The largest reduction in Thai’s and THAI Smile’s combined published capacity over the past 10 years occurred between 2013 and 2014. This was despite the launch of services by Thai Smile during 2014. Over the past three years the capacity provided by both carriers has been on the increase. THAI Smile has seen the strongest rate of growth during this period, increasing its capacity by 46% from 2015 to 2017, compared to just a 4% increase for the mainline airline.

THAI Smile’s capacity growth is the result of opening new routes previously unserved by Thai, and in some cases seeing services transferred from the mainline carrier on existing airport pairs. THAI Smile has opened six new routes from Bangkok  alone since 2014, which each have more than 100 annual frequencies in 2017. The largest of these new routes, based on 2017 capacity, are Suvarnabhumi to Siem Reap in Cambodia, which is operated twice-daily, year-round, and the domestic link from Suvarnabhumi to Narathiwat. THAI Smile’s largest routes by frequency are the domestic links from Suvarnabhumi to Khon Kaen and Hat Yai, which it has taken on from its parent carrier. 

Source: OAG Schedules Analyser – includes Thai Airways and Thai Smile one-way seats.

Suvarnabhumi dominates route network

Suvarnabhumi is by far the largest origin point in the combined Thai and THAI Smile network, accounting for nearly 50% of all capacity in 2017. The next largest origin airport is Phuket which accounts for just 5% of departing capacity, the majority of which operates on services to Bangkok. 

Five of the top 12 routes for the combined Thai and THAI Smile operation from Suvarnabhumi in S17 are domestic services. The domestic links to Krabi, Khon Kaen and Phuket saw the largest capacity growth amongst the top 12 routes from S16 to S17 with seat numbers increasing by 89%, 34% and 21% respectively.
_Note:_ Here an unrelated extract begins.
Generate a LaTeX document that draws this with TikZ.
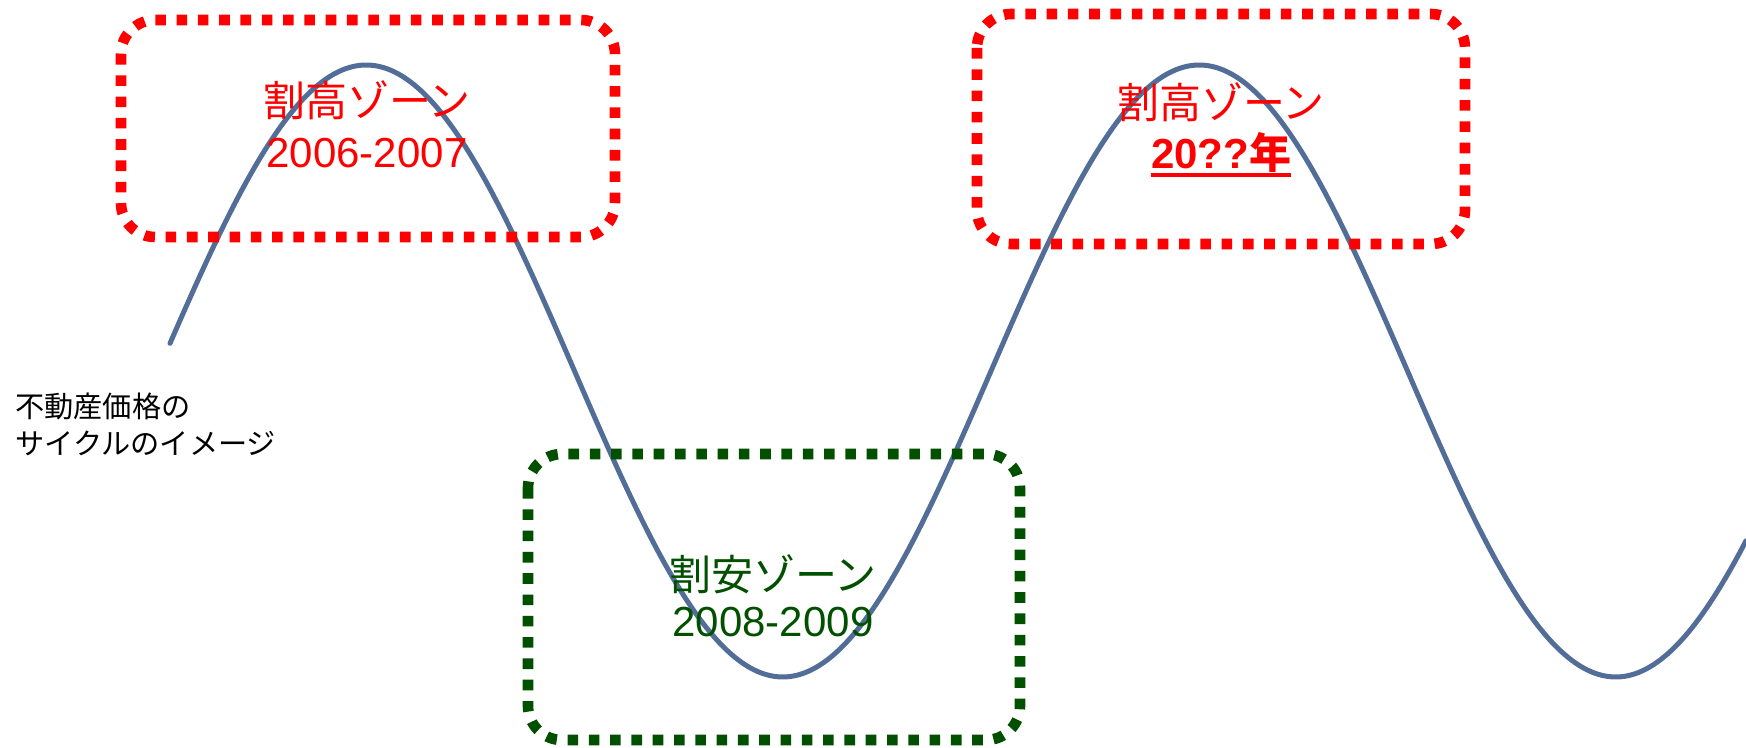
\documentclass[tikz,border=0pt]{standalone}
\usepackage{fontspec}
\setmainfont{Liberation Sans}
\newfontfamily\jp{Noto Sans CJK JP}
\definecolor{wave}{RGB}{82,110,152}
\definecolor{zred}{RGB}{255,0,0}
\definecolor{zgreen}{RGB}{0,80,0}
\begin{document}
\begin{tikzpicture}[x=0.5pt,y=-0.5pt,
  zone/.style={line width=5.3pt, dash pattern=on 5.3pt off 5.35pt, rounded corners=17pt},
  lbl/.style={inner sep=0pt, anchor=base, font=\fontsize{21pt}{24pt}\selectfont},
  side/.style={inner sep=0pt, anchor=base west, font=\fontsize{14.6pt}{18pt}\selectfont\jp}]
\useasboundingbox (0,0) rectangle (1746,748);
% wave
\draw[wave, line width=2.5pt, line cap=round] plot[domain=170:1746, samples=240, smooth]
  (\x, {371 - 306*sin(0.43217*(\x-158))});
% zones
\draw[zone, zred] (121,20) rectangle (615,237);
\draw[zone, zred] (977,14) rectangle (1465,244);
\draw[zone, zgreen] (528,454) rectangle (1020,740);
% labels
\node[lbl, text=zred] (z1a) at (367,117) {\jp 割高ゾーン};
\node[lbl, text=zred] (z1b) at (367,168) {2006-2007};
\node[lbl, text=zred] (z2a) at (1221,119) {\jp 割高ゾーン};
\node[lbl, text=zred] (z2b) at (1221,169) {\bfseries 20??{\jp 年}};
\draw[zred, line width=1.65pt] ([yshift=-3pt]z2b.base west) -- ([yshift=-3pt]z2b.base east);
\node[lbl, text=zgreen] (z3a) at (773,590) {\jp 割安ゾーン};
\node[lbl, text=zgreen] (z3b) at (773,636) {2008-2009};
\node[side] (s1) at (15,418) {不動産価格の};
\node[side] (s2) at (15,455) {サイクルのイメージ};
\end{tikzpicture}
\end{document}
Most of the growth on these routes was due to capacity being added by THAI Smile. Singapore saw the largest reduction in capacity from S16 amongst the top 12 routes. Krabi and London Heathrow entered the top 12 from Suvarnabhumi for S17 while Beijing, Udon Thai and Yangon dropped out. Heathrow was the only top 12 destination outside of the Asia Pacific region.

Source: OAG Schedules Analyser – includes Thai Airways and THAI Smile one-way seats. 2017 subject to further change.
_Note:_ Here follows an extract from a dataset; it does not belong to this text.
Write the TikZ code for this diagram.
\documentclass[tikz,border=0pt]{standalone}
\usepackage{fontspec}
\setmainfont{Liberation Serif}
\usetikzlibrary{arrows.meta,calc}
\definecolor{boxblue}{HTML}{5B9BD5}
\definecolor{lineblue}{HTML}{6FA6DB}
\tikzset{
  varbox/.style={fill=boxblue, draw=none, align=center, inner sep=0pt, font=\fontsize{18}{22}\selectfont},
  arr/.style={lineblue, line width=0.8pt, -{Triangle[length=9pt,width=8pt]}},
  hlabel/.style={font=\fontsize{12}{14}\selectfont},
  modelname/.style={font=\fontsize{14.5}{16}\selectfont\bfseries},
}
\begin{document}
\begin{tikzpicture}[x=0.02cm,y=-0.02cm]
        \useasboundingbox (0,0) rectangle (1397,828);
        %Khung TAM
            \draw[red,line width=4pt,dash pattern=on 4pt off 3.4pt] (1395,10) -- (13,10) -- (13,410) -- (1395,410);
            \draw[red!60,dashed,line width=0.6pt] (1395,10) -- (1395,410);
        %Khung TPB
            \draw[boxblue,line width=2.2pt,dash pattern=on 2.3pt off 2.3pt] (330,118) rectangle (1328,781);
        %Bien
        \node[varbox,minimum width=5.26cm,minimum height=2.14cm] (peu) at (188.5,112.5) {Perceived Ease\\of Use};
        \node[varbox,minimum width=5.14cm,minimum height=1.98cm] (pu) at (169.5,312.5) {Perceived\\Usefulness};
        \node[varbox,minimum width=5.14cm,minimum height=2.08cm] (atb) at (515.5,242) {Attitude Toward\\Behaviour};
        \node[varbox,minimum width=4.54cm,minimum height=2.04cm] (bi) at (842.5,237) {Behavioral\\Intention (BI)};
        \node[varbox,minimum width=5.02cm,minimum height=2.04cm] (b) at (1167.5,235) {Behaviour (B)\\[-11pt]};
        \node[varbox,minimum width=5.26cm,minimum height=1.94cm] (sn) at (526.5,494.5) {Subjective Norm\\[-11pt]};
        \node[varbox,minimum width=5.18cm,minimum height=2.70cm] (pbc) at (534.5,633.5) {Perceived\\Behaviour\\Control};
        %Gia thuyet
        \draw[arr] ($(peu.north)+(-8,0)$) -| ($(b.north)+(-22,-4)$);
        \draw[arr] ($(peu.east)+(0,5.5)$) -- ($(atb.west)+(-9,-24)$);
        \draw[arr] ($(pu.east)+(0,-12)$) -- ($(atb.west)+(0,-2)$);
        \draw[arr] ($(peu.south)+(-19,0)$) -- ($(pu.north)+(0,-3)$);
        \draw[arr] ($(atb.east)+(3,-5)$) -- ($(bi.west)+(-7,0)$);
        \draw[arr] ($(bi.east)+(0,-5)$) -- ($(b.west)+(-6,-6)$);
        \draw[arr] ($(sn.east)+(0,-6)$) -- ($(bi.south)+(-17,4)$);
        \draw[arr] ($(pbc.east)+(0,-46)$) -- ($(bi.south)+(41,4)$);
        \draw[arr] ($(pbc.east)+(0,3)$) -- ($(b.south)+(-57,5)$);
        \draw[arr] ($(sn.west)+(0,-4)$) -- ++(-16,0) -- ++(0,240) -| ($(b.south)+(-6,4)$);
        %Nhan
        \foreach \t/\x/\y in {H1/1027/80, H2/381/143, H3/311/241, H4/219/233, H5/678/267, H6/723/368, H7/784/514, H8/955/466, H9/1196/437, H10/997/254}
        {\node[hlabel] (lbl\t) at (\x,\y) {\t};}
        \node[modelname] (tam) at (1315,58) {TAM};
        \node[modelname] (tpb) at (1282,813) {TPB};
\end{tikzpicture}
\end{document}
Thai goes international with regional Smile

International routes will account for about 71% of the combined published capacity of Thai and THAI Smile in 2017. Only 16% of Thai’s published capacity will be operated on domestic services compared to 80% for THAI Smile. The mainline carrier has reduced the percentage of its overall capacity flown on domestic routes by 10% since 2014, suggesting a strategic shift of domestic services onto its regional subsidiary. From 2014 to 2017 Thai increased its international capacity by 9%.

The majority of Thai’s and THAI Smile’s largest destination markets from Suvarnabhumi in 2017 can broadly be classified as lying within the Asia Pacific region. Of the top 12 country markets, only Germany and the UK (highlighted in red) are further afield. Indonesia, South Korea the UK and Japan experienced the strongest growth among the top 12 country markets from 2016 to 2017, with capacity increases of 17%, 7%, 6% and 5% respectively. Indonesia was a new entrant to the top 12 markets while Malaysia dropped out. China and Germany saw the largest reductions in capacity among the top 12 country markets.

The combined 2017 route map for Thai and THAI Smile reveals a focus on domestic, intra-Asia Pacific and European services. Some of its longest international sectors link Bangkok Suvarnabhumi with Western European markets including the UK and Germany.